§ **DATA LINES**
· · ·
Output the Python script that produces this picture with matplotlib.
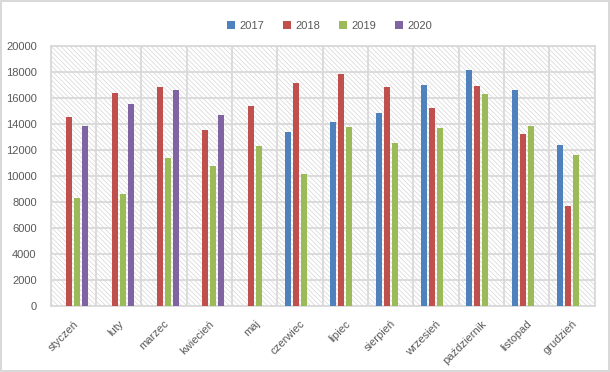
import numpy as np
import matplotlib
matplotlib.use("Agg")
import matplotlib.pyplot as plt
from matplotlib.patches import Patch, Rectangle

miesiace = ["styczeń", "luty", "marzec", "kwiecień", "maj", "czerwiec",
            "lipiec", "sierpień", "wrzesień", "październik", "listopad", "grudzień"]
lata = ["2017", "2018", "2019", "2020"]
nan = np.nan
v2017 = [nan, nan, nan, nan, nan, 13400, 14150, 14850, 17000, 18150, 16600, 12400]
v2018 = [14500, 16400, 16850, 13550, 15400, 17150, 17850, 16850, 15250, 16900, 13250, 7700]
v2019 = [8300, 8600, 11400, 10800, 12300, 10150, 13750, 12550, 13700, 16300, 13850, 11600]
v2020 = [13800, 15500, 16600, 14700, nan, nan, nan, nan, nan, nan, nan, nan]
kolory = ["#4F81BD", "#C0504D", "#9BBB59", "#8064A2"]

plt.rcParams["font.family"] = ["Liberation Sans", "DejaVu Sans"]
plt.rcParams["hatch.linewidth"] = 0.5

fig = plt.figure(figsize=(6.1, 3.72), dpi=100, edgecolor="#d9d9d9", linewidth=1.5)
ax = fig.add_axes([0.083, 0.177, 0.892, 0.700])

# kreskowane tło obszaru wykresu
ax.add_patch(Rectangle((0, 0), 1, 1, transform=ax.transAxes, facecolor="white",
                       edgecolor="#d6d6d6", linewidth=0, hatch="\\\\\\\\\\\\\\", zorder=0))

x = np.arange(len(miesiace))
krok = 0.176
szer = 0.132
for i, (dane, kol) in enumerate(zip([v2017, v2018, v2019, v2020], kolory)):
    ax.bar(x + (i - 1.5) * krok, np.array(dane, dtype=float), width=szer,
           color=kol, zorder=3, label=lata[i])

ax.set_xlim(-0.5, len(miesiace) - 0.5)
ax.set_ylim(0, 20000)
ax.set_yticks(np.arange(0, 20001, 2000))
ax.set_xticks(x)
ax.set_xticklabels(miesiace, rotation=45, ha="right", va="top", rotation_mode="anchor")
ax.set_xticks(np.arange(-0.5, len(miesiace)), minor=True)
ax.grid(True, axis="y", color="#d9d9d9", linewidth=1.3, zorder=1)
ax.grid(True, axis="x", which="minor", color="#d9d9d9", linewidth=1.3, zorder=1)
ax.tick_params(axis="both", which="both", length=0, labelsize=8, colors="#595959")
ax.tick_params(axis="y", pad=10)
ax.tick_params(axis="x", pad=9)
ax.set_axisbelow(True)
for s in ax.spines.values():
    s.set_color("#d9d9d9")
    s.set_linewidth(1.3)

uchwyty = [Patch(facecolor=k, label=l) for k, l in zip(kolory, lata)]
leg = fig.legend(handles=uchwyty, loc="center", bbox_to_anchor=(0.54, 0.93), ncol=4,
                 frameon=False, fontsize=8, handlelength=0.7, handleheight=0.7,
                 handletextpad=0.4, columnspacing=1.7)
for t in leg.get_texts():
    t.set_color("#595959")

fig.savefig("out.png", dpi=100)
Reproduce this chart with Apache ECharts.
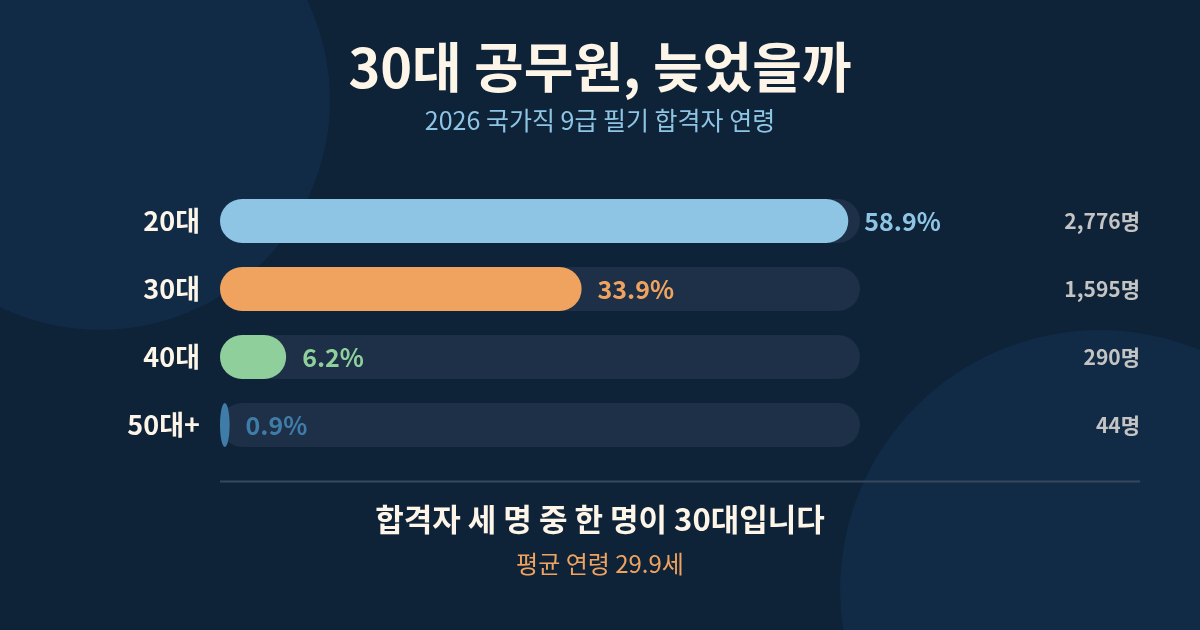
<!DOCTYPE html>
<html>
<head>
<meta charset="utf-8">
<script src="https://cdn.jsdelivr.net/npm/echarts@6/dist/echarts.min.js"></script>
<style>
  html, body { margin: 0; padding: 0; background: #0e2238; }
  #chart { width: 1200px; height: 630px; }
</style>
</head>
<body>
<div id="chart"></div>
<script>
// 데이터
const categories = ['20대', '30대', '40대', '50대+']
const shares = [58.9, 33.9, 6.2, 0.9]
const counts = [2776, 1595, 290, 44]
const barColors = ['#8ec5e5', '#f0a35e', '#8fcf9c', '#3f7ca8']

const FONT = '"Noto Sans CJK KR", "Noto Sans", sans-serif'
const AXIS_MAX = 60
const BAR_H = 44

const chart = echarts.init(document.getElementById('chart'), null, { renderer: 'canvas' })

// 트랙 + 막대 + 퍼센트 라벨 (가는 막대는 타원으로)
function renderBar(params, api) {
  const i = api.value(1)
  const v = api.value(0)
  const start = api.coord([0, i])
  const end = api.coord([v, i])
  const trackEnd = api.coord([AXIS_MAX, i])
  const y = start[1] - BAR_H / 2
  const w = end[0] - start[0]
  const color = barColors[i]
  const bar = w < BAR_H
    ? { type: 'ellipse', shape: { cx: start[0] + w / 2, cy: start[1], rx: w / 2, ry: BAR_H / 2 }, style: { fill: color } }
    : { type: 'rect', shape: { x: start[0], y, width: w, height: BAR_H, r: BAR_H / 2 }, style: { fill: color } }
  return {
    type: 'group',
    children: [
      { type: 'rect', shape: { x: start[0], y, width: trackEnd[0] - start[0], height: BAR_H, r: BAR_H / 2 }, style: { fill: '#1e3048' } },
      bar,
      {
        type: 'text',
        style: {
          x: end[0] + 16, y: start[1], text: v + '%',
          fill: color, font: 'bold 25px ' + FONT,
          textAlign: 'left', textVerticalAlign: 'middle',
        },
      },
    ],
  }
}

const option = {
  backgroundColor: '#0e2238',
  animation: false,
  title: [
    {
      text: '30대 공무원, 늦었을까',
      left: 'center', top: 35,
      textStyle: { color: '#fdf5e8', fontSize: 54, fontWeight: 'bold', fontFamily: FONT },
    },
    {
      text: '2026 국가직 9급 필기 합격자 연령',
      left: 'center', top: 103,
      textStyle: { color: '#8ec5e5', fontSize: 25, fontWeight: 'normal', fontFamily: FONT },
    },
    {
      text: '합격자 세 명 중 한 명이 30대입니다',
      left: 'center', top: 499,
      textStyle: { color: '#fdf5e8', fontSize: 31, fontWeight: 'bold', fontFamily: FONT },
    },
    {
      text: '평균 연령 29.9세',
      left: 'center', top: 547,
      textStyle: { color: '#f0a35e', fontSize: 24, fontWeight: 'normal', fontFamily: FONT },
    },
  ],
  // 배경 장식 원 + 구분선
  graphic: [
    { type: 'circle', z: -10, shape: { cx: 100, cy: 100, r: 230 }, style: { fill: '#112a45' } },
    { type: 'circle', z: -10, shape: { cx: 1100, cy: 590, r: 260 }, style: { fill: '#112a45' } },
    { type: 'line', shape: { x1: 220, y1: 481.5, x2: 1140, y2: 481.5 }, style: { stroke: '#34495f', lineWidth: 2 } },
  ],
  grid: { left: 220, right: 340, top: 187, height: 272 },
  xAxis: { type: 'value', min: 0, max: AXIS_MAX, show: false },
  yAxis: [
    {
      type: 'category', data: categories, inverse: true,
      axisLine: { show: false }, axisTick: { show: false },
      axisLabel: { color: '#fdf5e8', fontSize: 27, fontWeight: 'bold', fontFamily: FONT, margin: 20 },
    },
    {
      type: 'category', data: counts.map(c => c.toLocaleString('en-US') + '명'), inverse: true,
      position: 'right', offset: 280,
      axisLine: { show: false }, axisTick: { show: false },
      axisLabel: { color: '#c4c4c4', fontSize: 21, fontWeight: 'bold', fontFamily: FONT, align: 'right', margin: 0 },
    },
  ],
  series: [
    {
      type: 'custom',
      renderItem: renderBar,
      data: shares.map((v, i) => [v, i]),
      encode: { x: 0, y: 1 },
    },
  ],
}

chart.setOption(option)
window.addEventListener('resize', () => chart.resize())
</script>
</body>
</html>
· · ·
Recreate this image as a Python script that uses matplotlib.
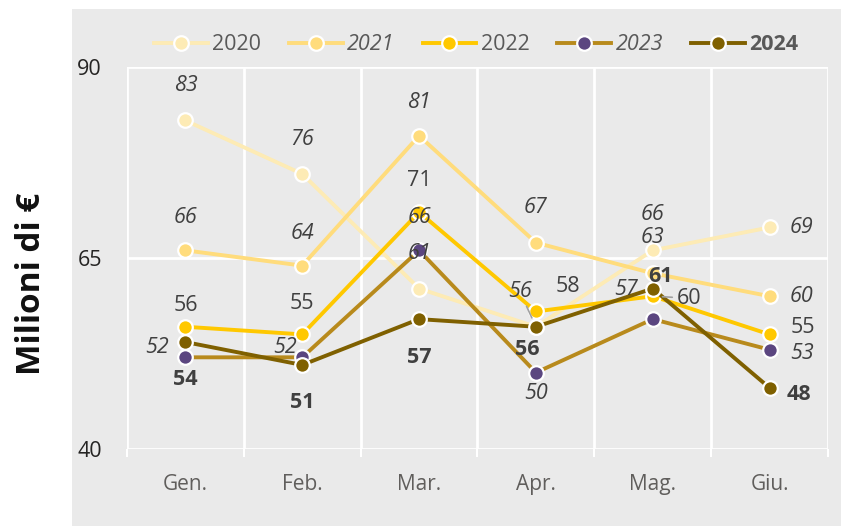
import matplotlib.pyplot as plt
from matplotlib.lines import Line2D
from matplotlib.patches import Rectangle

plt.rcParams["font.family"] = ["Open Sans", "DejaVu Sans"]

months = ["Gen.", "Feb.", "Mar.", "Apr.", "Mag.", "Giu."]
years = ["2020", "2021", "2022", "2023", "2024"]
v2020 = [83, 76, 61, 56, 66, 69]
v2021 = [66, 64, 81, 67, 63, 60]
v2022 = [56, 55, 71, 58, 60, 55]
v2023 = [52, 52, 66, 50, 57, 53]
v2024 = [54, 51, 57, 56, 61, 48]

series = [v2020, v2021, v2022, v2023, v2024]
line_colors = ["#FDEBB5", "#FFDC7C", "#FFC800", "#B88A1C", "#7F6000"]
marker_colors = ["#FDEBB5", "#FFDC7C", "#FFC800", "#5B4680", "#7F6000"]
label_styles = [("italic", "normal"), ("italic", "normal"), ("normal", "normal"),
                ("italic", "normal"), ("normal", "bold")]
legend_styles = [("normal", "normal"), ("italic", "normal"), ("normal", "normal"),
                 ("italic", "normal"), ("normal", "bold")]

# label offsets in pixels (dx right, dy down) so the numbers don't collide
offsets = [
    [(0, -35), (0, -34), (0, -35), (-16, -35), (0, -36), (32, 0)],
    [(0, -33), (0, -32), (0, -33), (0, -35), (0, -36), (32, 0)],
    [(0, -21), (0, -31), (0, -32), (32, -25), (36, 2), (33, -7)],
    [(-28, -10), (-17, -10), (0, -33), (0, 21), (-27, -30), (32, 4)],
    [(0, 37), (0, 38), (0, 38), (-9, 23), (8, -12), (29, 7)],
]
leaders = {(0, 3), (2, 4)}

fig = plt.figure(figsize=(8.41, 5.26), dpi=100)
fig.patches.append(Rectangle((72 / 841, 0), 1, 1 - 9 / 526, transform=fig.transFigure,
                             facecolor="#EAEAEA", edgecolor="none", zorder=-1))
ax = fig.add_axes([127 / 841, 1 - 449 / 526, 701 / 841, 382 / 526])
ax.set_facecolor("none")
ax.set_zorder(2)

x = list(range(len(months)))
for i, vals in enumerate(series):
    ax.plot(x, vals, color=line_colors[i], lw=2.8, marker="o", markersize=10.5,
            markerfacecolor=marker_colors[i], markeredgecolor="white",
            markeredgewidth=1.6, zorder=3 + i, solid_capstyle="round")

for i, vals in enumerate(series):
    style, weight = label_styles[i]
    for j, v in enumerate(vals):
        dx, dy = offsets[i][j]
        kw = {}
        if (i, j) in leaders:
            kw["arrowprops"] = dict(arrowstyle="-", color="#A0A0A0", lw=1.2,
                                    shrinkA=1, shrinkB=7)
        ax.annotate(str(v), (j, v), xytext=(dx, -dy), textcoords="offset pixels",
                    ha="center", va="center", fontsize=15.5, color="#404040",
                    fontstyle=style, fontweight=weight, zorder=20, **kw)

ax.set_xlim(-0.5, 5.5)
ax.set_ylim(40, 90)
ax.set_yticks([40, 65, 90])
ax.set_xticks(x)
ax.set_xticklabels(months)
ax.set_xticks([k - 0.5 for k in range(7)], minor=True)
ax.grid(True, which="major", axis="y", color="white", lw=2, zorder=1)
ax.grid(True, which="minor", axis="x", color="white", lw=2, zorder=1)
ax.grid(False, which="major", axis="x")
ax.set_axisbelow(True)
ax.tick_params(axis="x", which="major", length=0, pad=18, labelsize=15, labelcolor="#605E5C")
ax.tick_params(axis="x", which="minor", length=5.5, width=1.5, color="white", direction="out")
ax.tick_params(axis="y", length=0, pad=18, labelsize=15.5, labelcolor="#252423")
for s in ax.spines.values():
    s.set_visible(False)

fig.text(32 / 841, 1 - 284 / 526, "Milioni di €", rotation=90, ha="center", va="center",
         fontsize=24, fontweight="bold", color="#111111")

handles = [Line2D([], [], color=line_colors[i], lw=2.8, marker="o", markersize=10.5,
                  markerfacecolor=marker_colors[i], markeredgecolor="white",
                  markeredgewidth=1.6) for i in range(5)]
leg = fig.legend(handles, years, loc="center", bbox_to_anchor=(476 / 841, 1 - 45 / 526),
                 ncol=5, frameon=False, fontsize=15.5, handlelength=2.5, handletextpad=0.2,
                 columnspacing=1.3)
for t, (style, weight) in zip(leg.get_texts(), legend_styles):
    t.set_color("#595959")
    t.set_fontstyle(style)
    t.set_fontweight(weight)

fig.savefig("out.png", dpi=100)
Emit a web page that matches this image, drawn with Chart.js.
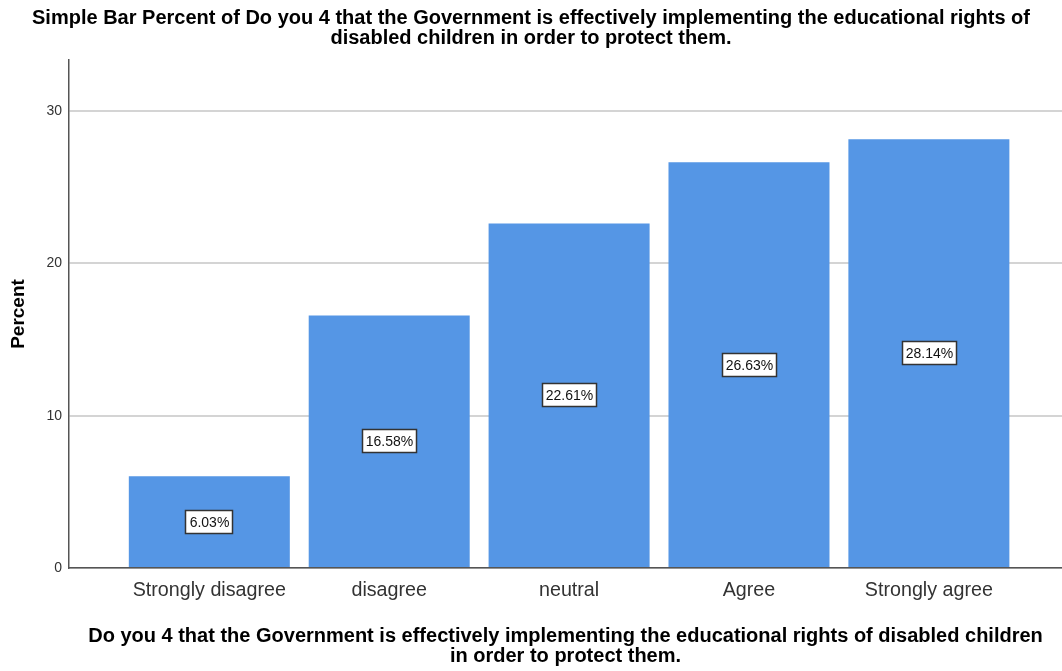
· · ·
§ **WHAT TO DO**
Give again, word for word, the lines from the one that contains "Recreate this image" to the one that contains "v2024 = [54, 51, 57, 56, 61, 48]", both included. Omit the pictures.

§ **EXERCISE RESULT**
Recreate this image as a Python script that uses matplotlib.
import matplotlib.pyplot as plt
from matplotlib.lines import Line2D
from matplotlib.patches import Rectangle

plt.rcParams["font.family"] = ["Open Sans", "DejaVu Sans"]

months = ["Gen.", "Feb.", "Mar.", "Apr.", "Mag.", "Giu."]
years = ["2020", "2021", "2022", "2023", "2024"]
v2020 = [83, 76, 61, 56, 66, 69]
v2021 = [66, 64, 81, 67, 63, 60]
v2022 = [56, 55, 71, 58, 60, 55]
v2023 = [52, 52, 66, 50, 57, 53]
v2024 = [54, 51, 57, 56, 61, 48]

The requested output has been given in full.